Wherever possible, back up your responses to questions with evidence-based replies. Start by giving a brief general response and then focus on a specific example from your recent work history. Illustrating your answers with real examples gives you the opportunity to focus on your personal contribution, and will be more impressive than giving a vague, hypothetical reply.
At the risk of emphasizing style over substance, the fact remains that studies continue to show that appearance matters. It should go without saying that you should be dressed and groomed appropriately for your interview. If you do not know what is customary, try to find out, but remember it is always better to dress more formal than necessary than to dress too casual. People will take you seriously if you dress respectably. If you're applying for jobs in media or the arts a suit may not be necessary, but dressing smartly will always give the impression that you care about getting this job.
In the best of circumstances, you arrive at your interview location perfectly groomed and poised, with time to spare. In the real world, the unexpected happens: more traffic than usual, a late bus, all the lights going against you. (More reasons to give yourself plenty of time to get to your destination.) If you arrive feeling flustered, take a moment to freshen up before the interview. You might even pack along some emergency grooming tools, such as a comb, a spare tie or pair of nylons, or even antiperspirant if you are very nervous.

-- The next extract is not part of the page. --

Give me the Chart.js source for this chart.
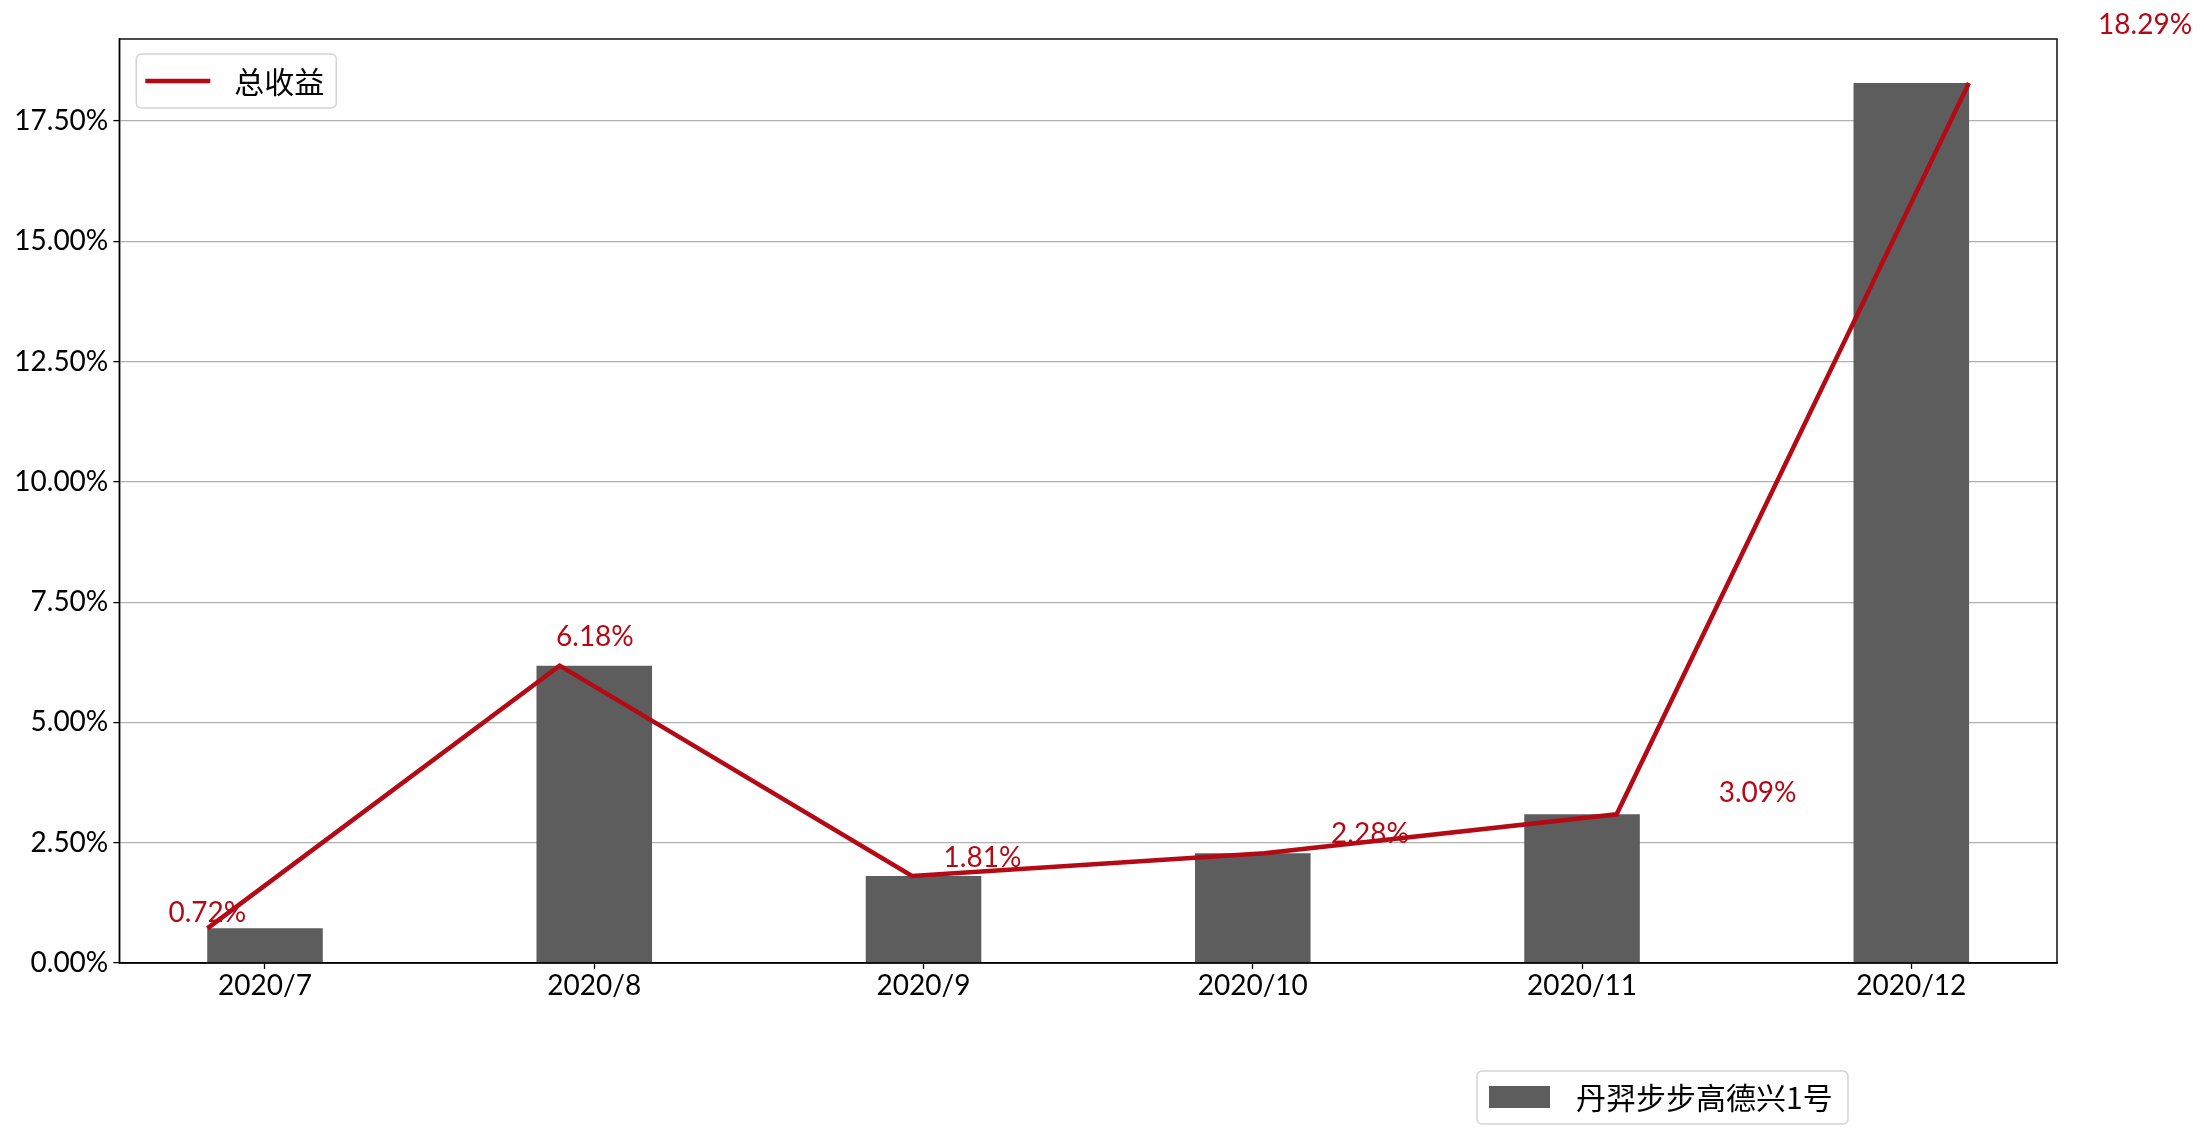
<!DOCTYPE html>
<html>
<head>
<meta charset="utf-8">
<script src="https://cdn.jsdelivr.net/npm/chart.js@4/dist/chart.umd.min.js"></script>
<style>
html,body{margin:0;padding:0;background:#fff;}
canvas{display:block;}
</style>
</head>
<body>
<canvas id="c" width="2204" height="1134"></canvas>
<script>
// ---- data ----
const categories = ['2020/7', '2020/8', '2020/9', '2020/10', '2020/11', '2020/12'];
const barValues = [0.72, 6.18, 1.81, 2.28, 3.09, 18.29];
const lineValues = [0.72, 6.18, 1.81, 2.28, 3.09, 18.29];
const pointLabels = ['0.72%', '6.18%', '1.81%', '2.28%', '3.09%', '18.29%'];
const barName = '丹羿步步高德兴1号';
const lineName = '总收益';

const RED = 'rgb(180,10,22)';
const GREY = '#5d5d5d';
const yMax = Math.max(...barValues) * 1.05;
const nCat = categories.length;
const barHalf = 0.175;
const barSpan = (nCat - 1) + 2 * barHalf;

Chart.defaults.font.family = 'Lato, "Noto Sans CJK SC", sans-serif';
Chart.defaults.font.size = 28;
Chart.defaults.color = '#000';

const extras = {
  id: 'extras',
  afterDatasetsDraw(chart) {
    const ctx = chart.ctx;
    const x2 = chart.scales.x2, y = chart.scales.y;
    ctx.save();
    ctx.fillStyle = RED;
    ctx.font = '28px Lato, "Noto Sans CJK SC", sans-serif';
    ctx.textAlign = 'center';
    ctx.textBaseline = 'bottom';
    lineValues.forEach((v, i) => {
      ctx.fillText(pointLabels[i], x2.getPixelForValue(i * 1.1), y.getPixelForValue(v * 1.05));
    });
    ctx.restore();
  },
  afterDraw(chart) {
    const ctx = chart.ctx;
    const a = chart.chartArea;
    ctx.save();
    ctx.strokeStyle = '#000';
    ctx.lineWidth = 1.4;
    ctx.strokeRect(a.left, a.top, a.right - a.left, a.bottom - a.top);

    function box(x, y, w, h) {
      ctx.beginPath();
      ctx.roundRect(x, y, w, h, 5);
      ctx.fillStyle = 'rgba(255,255,255,0.85)';
      ctx.fill();
      ctx.strokeStyle = '#d4d4d4';
      ctx.lineWidth = 1.5;
      ctx.stroke();
    }
    // legend 1 (line)
    const lx = a.left + 17, ly = a.top + 15;
    box(lx, ly, 200, 54);
    ctx.strokeStyle = RED;
    ctx.lineWidth = 4.5;
    ctx.beginPath();
    ctx.moveTo(lx + 9, ly + 27);
    ctx.lineTo(lx + 74, ly + 27);
    ctx.stroke();
    ctx.fillStyle = '#000';
    ctx.font = '30px "Noto Sans CJK SC", sans-serif';
    ctx.textAlign = 'left';
    ctx.textBaseline = 'middle';
    ctx.fillText(lineName, lx + 98, ly + 28);

    // legend 2 (bars)
    const bx = 1477, by = 1071;
    box(bx, by, 371, 53);
    ctx.fillStyle = GREY;
    ctx.fillRect(bx + 12, by + 15, 61, 22);
    ctx.fillStyle = '#000';
    ctx.fillText(barName, bx + 99, by + 27);
    ctx.restore();
  }
};

new Chart(document.getElementById('c'), {
  data: {
    datasets: [
      {
        type: 'line',
        label: lineName,
        data: lineValues.map((v, i) => ({x: i, y: v})),
        xAxisID: 'x2',
        yAxisID: 'y',
        borderColor: RED,
        borderWidth: 4.5,
        pointRadius: 0,
        tension: 0,
        fill: false,
        order: 0
      },
      {
        type: 'bar',
        label: barName,
        data: barValues.map((v, i) => ({x: i, y: v})),
        xAxisID: 'x',
        yAxisID: 'y',
        backgroundColor: GREY,
        borderWidth: 0,
        grouped: false,
        categoryPercentage: 1,
        barPercentage: 0.351,
        order: 1
      }
    ]
  },
  options: {
    responsive: false,
    animation: false,
    devicePixelRatio: 1,
    layout: {padding: {top: 39, right: 147, left: 0, bottom: 0}},
    plugins: {legend: {display: false}, tooltip: {enabled: false}},
    scales: {
      x: {
        type: 'linear',
        position: 'bottom',
        offset: false,
        min: -barHalf - 0.05 * barSpan,
        max: (nCat - 1) + barHalf + 0.05 * barSpan,
        afterBuildTicks(s) { s.ticks = categories.map((c, i) => ({value: i})); },
        afterFit(s) { s.height = 171; },
        ticks: {
          callback: (v) => categories[Math.round(v)],
          padding: 0,
          maxRotation: 0,
          autoSkip: false,
          color: '#000',
          font: {size: 28}
        },
        grid: {offset: false, drawOnChartArea: false, tickLength: 6, tickColor: '#000', tickWidth: 1.3},
        border: {color: '#000', width: 1.4}
      },
      x2: {
        type: 'linear',
        display: false,
        offset: false,
        min: -0.05 * (nCat - 1),
        max: (nCat - 1) * 1.05
      },
      y: {
        type: 'linear',
        position: 'left',
        min: 0,
        max: yMax,
        afterBuildTicks(s) {
          s.ticks = s.ticks.filter(t => Math.abs(t.value / 2.5 - Math.round(t.value / 2.5)) < 1e-6);
        },
        afterFit(s) { s.width = 119.3; },
        ticks: {
          stepSize: 2.5,
          callback: (v) => v.toFixed(2) + '%',
          padding: 5,
          color: '#000',
          font: {size: 28}
        },
        grid: {color: '#b0b0b0', lineWidth: 1.2, tickLength: 6, tickColor: '#000', tickWidth: 1.3},
        border: {color: '#000', width: 1.4}
      }
    }
  },
  plugins: [extras]
});
</script>
</body>
</html>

Do not make the mistake of gauging the formality of the interview by the friendly chitchat your interviewer may use to break the ice. Some interviewers might even send false signals on purpose to catch you off guard. If you find yourself using a more casual approach than is appropriate, change your behavior as soon as you notice. Interviewers are more likely to remember your behavior at the end of the interview than at the beginning, so you have time to rectify things if you're a little off-key early on. If, on the other hand, you find a more casual environment than expected, do not worry. It is expected that you will look and act in a professional and formal way in an interview.
Humor is often used to defuse a tense situation, and interviews can make any prospective employee tense. Humor can be charming, but it can also go wrong, so beware. If you have said something you think is funny and received a negative reaction, it's best not to call attention to the situation by apologizing. Try to act as if nothing happened and go back to behaving professionally. Do not exacerbate the situation by following inappropriate humor with more humor.
It should be crystal clear by now that researching your prospective employer before the interview is vital. If, for whatever reason, you get to the interview and realize that you really know nothing about the organization, you can try to rescue the situation by doing some impromptu waiting room research. Booklets and leaflets found in reception areas may provide useful information about the company, its industry, and its products and services. Read and memorize everything you can. Talk to the receptionist and ask him or her questions that may be helpful to you in the interview. Nothing works better than doing your homework, but do not give up if you haven't Do your best to learn what you can in the time you have.
You will accomplish nothing but making a bad impression if you are critical of your former employer. Even if you have grounds for complaint, criticizing your former employer will only make you look petty, as if you are putting blame on someone else. If you are asked why you are leaving (or have left), focus on the positive experiences you had there and your eagerness to take on challenging new career opportunities.